The snorkeling trip was fun, but it was overcast and the seas had been rough so visibility wasn't that good. At least the overcast skies kept it from being too hot. We stopped at Rendezvous Bay for lunch and we were all excited to see the tracks from sea turtles, who had come ashore to lay their eggs.
We asked our guides where to go for dinner and they recommended Jumpin' Jack's, a restaurant which was run out of a couple's house (their restaurant was destroyed by the volcano). What we didn't know was we were supposed to call ahead, so when we arrived they were settled in for the evening. They very kindly offered to prepare dinner for us, which consisted of a tasty sauteed wahoo (a type of fish), fried plantains, and pigeon peas and rice. It was all good (if a little underseasoned) and very traditional local fare.
That night there was a tremendous thunderstorm that woke Myron up a few times. The next morning we woke to a thin layer of mud covering everything. The rainwater had run into fissures in the volcano and caused an explosion of ash. The ash continued after the rain finshed so it stuck to everything, leaving ashen mud everywhere.
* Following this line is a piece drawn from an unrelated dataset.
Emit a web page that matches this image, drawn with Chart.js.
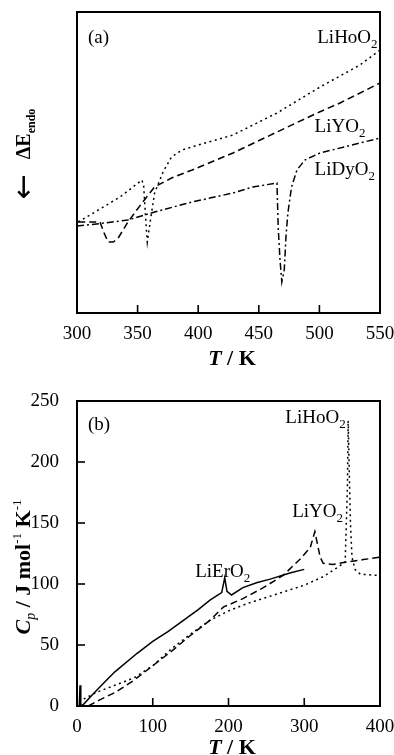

It was interesting to experience this and Myron was like a four year old with a new puppy. I was a little less enthusiastic.
The island vibe was very laid back and friendly, with an undercurrent of mild irritation. Everything takes a while on Montserrat, some things aren't available with any regularity, and the local politicians are corrupt in a way expected for any banana republic. Before we make any decision to move we would definitely spend more time there. And we didn't find any properties that thrilled both of us. Myron had one favorite, I had another, but either would have been a tremendous compromise. It's going to take something truly special to make us give up what we have in Charleston.